#### RECORDS FOR THIS TASK ####
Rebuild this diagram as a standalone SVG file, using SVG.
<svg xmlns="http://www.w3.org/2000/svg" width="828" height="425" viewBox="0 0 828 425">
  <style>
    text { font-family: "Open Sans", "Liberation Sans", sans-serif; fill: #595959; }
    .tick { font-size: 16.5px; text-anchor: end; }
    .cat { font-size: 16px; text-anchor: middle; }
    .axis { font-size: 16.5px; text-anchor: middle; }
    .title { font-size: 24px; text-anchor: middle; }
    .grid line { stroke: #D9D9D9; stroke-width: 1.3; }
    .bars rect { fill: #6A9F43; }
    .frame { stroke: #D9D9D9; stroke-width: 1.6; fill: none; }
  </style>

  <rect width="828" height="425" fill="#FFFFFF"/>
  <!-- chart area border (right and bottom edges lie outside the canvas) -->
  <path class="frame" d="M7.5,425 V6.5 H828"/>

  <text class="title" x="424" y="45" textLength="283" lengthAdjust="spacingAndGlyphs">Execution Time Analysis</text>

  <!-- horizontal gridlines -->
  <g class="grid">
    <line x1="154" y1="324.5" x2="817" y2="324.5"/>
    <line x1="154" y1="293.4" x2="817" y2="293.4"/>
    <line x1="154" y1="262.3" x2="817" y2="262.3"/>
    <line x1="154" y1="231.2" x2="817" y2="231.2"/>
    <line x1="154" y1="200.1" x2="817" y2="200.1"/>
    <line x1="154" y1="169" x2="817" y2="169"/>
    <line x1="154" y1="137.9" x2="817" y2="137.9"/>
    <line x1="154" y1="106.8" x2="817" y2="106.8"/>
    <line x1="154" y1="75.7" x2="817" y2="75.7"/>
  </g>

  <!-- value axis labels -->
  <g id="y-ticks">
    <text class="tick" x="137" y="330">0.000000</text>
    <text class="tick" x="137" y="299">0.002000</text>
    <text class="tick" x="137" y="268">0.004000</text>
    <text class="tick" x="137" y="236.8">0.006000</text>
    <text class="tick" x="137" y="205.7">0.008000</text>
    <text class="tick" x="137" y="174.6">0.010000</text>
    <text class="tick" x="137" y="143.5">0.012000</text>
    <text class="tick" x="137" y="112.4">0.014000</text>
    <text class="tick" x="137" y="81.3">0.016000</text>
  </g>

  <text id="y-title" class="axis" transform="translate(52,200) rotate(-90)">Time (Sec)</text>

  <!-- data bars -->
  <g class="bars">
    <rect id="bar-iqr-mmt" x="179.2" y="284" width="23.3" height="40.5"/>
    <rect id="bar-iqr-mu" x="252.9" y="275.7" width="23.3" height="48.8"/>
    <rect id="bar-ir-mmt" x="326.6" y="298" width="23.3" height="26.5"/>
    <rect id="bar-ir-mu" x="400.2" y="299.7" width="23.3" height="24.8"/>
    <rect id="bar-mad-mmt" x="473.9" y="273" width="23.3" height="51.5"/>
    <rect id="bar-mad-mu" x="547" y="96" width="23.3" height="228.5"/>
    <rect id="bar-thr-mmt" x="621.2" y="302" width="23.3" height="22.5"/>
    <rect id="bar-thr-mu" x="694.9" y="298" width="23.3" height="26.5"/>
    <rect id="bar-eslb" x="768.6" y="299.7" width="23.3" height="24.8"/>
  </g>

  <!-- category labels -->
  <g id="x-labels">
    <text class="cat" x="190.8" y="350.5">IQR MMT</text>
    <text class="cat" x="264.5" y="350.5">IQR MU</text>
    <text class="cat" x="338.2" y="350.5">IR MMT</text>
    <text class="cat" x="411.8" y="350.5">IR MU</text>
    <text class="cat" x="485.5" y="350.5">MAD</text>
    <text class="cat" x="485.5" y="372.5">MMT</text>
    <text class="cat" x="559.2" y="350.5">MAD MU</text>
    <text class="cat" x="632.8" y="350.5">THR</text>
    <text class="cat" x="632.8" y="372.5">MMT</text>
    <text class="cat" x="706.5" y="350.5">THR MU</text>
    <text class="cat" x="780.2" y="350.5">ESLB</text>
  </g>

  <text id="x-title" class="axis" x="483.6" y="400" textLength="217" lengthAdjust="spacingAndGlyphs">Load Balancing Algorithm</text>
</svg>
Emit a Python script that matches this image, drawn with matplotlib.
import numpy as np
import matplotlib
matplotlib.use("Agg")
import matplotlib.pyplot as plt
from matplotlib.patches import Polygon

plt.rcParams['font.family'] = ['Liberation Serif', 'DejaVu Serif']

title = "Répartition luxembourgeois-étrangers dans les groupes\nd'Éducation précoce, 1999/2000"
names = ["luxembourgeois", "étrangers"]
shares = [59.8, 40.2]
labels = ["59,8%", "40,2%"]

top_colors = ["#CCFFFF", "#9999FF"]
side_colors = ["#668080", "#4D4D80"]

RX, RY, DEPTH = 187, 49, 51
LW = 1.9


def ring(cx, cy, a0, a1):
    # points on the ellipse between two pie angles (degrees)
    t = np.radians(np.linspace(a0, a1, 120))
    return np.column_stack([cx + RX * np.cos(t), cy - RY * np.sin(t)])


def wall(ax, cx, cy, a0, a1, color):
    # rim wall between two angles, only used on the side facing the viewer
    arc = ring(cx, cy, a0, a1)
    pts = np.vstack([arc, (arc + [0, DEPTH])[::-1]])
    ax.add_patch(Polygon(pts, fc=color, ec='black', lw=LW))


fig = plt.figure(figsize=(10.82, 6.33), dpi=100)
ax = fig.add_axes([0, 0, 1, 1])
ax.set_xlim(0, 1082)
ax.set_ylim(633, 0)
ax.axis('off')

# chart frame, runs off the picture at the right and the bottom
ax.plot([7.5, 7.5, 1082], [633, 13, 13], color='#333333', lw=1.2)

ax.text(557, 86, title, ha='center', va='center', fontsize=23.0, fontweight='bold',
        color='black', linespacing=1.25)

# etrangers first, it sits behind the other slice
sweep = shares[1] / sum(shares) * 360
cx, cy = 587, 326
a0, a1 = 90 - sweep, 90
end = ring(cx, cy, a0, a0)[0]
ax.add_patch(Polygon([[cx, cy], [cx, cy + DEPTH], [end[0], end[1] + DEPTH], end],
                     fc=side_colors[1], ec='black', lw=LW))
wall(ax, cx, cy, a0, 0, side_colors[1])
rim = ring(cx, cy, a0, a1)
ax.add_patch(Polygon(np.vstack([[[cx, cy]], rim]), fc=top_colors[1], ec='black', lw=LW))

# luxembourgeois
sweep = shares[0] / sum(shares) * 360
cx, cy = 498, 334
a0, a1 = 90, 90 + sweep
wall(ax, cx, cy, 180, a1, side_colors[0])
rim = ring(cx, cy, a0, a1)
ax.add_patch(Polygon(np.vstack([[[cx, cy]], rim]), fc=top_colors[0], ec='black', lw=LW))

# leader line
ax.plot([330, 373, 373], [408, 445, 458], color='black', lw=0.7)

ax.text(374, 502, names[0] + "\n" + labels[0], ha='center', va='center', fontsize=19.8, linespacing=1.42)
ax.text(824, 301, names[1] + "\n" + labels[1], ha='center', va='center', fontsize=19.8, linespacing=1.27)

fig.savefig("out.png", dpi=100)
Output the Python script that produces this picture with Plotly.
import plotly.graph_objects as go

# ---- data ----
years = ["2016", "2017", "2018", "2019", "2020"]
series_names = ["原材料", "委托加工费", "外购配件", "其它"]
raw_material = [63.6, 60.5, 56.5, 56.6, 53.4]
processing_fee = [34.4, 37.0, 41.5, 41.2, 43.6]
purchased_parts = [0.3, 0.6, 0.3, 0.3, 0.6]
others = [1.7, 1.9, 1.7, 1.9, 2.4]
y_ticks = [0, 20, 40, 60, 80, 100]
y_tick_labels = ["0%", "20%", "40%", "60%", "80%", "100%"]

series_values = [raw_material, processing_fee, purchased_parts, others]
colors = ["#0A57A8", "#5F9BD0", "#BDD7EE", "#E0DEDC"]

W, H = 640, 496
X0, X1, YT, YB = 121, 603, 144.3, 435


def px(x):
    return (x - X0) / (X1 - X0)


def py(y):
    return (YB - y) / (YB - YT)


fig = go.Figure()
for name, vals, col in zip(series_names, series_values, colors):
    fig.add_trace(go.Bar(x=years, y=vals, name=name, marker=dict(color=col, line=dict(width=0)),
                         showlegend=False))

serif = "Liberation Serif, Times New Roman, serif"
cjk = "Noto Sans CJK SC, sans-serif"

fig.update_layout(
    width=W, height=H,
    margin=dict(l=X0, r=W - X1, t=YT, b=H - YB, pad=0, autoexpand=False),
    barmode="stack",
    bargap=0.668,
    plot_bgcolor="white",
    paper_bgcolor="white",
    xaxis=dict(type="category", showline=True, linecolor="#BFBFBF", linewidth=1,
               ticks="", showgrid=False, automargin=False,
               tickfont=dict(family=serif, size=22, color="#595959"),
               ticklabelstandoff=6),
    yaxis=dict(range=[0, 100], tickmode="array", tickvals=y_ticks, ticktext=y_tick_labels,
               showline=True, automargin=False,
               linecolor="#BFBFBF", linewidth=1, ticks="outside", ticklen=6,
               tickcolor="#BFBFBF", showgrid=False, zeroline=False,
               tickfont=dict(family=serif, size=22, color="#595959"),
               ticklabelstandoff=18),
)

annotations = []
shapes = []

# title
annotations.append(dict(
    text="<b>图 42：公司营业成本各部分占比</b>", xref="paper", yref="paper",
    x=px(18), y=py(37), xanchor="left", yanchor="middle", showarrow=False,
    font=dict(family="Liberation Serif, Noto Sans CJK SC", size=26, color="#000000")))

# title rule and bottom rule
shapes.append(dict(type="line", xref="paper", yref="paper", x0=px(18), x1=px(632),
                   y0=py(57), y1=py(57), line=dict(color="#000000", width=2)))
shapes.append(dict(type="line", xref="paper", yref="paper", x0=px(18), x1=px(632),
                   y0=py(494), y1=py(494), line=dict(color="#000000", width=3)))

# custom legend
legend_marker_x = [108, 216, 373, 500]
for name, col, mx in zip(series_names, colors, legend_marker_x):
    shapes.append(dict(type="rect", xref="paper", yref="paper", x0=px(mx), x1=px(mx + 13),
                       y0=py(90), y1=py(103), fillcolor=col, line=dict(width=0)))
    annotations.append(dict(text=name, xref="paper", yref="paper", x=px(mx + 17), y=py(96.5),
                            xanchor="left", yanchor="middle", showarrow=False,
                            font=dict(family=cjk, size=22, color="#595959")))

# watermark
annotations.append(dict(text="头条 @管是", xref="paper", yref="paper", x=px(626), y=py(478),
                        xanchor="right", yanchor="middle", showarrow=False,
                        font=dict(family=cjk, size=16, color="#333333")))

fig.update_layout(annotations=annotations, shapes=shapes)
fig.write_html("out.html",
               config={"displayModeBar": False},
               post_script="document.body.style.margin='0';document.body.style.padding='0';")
####
_WRITTEN EXERCISE_. Your task is to transcribe only the lines from the line containing "Emit a Python" through the line containing "return np.column_stack([cx +", word for word.

_FULL ANSWER_.
Emit a Python script that matches this image, drawn with matplotlib.
import numpy as np
import matplotlib
matplotlib.use("Agg")
import matplotlib.pyplot as plt
from matplotlib.patches import Polygon

plt.rcParams['font.family'] = ['Liberation Serif', 'DejaVu Serif']

title = "Répartition luxembourgeois-étrangers dans les groupes\nd'Éducation précoce, 1999/2000"
names = ["luxembourgeois", "étrangers"]
shares = [59.8, 40.2]
labels = ["59,8%", "40,2%"]

top_colors = ["#CCFFFF", "#9999FF"]
side_colors = ["#668080", "#4D4D80"]

RX, RY, DEPTH = 187, 49, 51
LW = 1.9


def ring(cx, cy, a0, a1):
    # points on the ellipse between two pie angles (degrees)
    t = np.radians(np.linspace(a0, a1, 120))
    return np.column_stack([cx + RX * np.cos(t), cy - RY * np.sin(t)])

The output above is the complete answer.